• INFORMATION PROVIDED:
** start **

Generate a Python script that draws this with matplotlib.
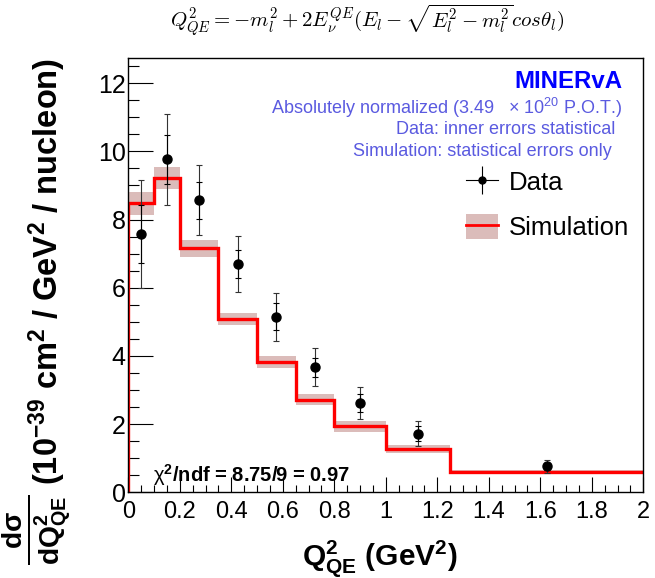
import matplotlib
matplotlib.use("Agg")
import matplotlib.pyplot as plt
from matplotlib.lines import Line2D
from matplotlib.patches import Patch
import numpy as np

plt.rcParams["font.family"] = ["Liberation Sans", "DejaVu Sans"]
plt.rcParams["mathtext.fontset"] = "custom"
plt.rcParams["mathtext.rm"] = "Liberation Sans"
plt.rcParams["mathtext.it"] = "Liberation Sans:italic"
plt.rcParams["mathtext.bf"] = "Liberation Sans:bold"

# binning of the simulation histogram (GeV^2)
bin_edges = [0.0, 0.1, 0.2, 0.35, 0.5, 0.65, 0.8, 1.0, 1.25, 2.0]
sim_values = [8.48, 9.21, 7.16, 5.08, 3.82, 2.72, 1.93, 1.27, 0.59]
sim_errors = [0.34, 0.32, 0.25, 0.18, 0.17, 0.17, 0.15, 0.11, 0.06]

# data points
data_x = [0.05, 0.15, 0.275, 0.425, 0.575, 0.725, 0.9, 1.125, 1.625]
data_y = [7.58, 9.77, 8.57, 6.70, 5.15, 3.67, 2.62, 1.72, 0.76]
data_err_stat = [0.85, 0.72, 0.54, 0.40, 0.40, 0.28, 0.27, 0.23, 0.10]
data_err_tot = [1.58, 1.33, 1.03, 0.83, 0.70, 0.55, 0.47, 0.37, 0.20]

band_color = "#dbbcba"

fig = plt.figure(figsize=(6.55, 5.78), dpi=100)
ax = fig.add_axes([0.1959, 0.1483, 0.7862, 0.7508])

edges = np.array(bin_edges)
vals = np.array(sim_values)
errs = np.array(sim_errors)
for i in range(len(vals)):
    ax.fill_between([edges[i], edges[i + 1]], vals[i] - errs[i], vals[i] + errs[i],
                    color=band_color, lw=0, zorder=1)

step_x = np.concatenate([[edges[0]], np.repeat(edges[1:-1], 2), [edges[-1]]])
step_y = np.repeat(vals, 2)
step_x = np.concatenate([[edges[0]], step_x])
step_y = np.concatenate([[0], step_y])
ax.plot(step_x, step_y, color="red", lw=2.4, zorder=2, solid_joinstyle="miter")

ax.errorbar(data_x, data_y, yerr=data_err_tot, fmt="none", ecolor="#333333",
            elinewidth=0.8, capsize=2.2, capthick=0.8, zorder=3)
ax.errorbar(data_x, data_y, yerr=data_err_stat, fmt="o", color="black", ms=6.5,
            elinewidth=0.8, capsize=2.2, capthick=0.8, zorder=4)

ax.set_xlim(0, 2)
ax.set_ylim(0, 12.73)
ax.set_xticks(np.arange(0, 2.01, 0.2))
ax.set_xticklabels(["0", "0.2", "0.4", "0.6", "0.8", "1", "1.2", "1.4", "1.6", "1.8", "2"])
ax.set_xticks(np.arange(0, 2.001, 0.05), minor=True)
ax.set_yticks(np.arange(0, 12.1, 2))
ax.set_yticks(np.arange(0, 12.6, 0.5), minor=True)
ax.tick_params(axis="x", which="major", direction="in", length=11, width=0.8, labelsize=17, pad=6)
ax.tick_params(axis="x", which="minor", direction="in", length=5, width=0.8)
ax.tick_params(axis="y", which="major", direction="in", length=18, width=0.8, labelsize=18, pad=2)
ax.tick_params(axis="y", which="minor", direction="in", length=8, width=0.8)
for s in ax.spines.values():
    s.set_linewidth(1.0)

fig.text(0.5795, 1 - 565 / 578, r"$\mathbf{Q^{2}_{QE}}$ (GeV$^{\mathbf{2}}$)",
         fontsize=21.5, fontweight="bold", ha="center", va="baseline")
fig.text(47 / 655, 1 - 58 / 578,
         r"(10$^{\mathbf{-39}}$ cm$^{\mathbf{2}}$ / GeV$^{\mathbf{2}}$ / nucleon)",
         fontsize=23.5, fontweight="bold", rotation=90, ha="center", va="top")
fig.text(36 / 655, 1 - 530 / 578, r"$\mathbf{\frac{d\sigma}{dQ^{2}_{QE}}}$",
         fontsize=29, fontweight="bold", rotation=90, ha="center", va="center")

fig.text(367 / 655, 1 - 20 / 578,
         r"$Q^2_{QE} = -m_l^2 + 2E_\nu^{QE}(E_l - \sqrt{E_l^2 - m_l^2}cos\theta_l)$",
         fontsize=15, ha="center", va="center", math_fontfamily="cm")

info_color = "#5a5ae0"
fig.text(623 / 655, 1 - 82 / 578, "MINERvA", color="#0000ff", fontsize=17.3,
         fontweight="bold", ha="right", va="center")
fig.text(622 / 655, 1 - 108 / 578, r"Absolutely normalized (3.49   $\times$ 10$^{20}$ P.O.T.)",
         color=info_color, fontsize=13, ha="right", va="center")
fig.text(615 / 655, 1 - 129 / 578, "Data: inner errors statistical",
         color=info_color, fontsize=13, ha="right", va="center")
fig.text(612 / 655, 1 - 151 / 578, "Simulation: statistical errors only",
         color=info_color, fontsize=13, ha="right", va="center")

ax.text(153 / 655, 1 - 482 / 578, r"$\mathrm{\chi}^{\mathbf{2}}$/ndf = 8.75/9 = 0.97",
        transform=fig.transFigure, fontsize=14.5, fontweight="bold", ha="left", va="baseline")

data_handle = (Line2D([], [], color="black", lw=0.8),
               Line2D([], [], color="black", marker="|", ms=20, mew=0.8, ls=""),
               Line2D([], [], color="black", marker="o", ms=5, ls=""))
sim_handle = (Patch(facecolor=band_color, edgecolor="none"),
              Line2D([], [], color="red", lw=2))
ax.legend([data_handle, sim_handle], ["Data", "Simulation"], loc="upper left",
          bbox_to_anchor=(0.656, 0.745), frameon=False, fontsize=18.5,
          handlelength=1.25, handleheight=1.1, handletextpad=0.4,
          labelspacing=0.75, borderpad=0, borderaxespad=0)

fig.savefig("out.png", dpi=100)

** end **

• REQUIRED WORK:
Return nothing but the lines running from the start of the data to the line with "import numpy as np", please, both ends included and no pictures.

• ANSWER:
Generate a Python script that draws this with matplotlib.
import matplotlib
matplotlib.use("Agg")
import matplotlib.pyplot as plt
from matplotlib.lines import Line2D
from matplotlib.patches import Patch
import numpy as np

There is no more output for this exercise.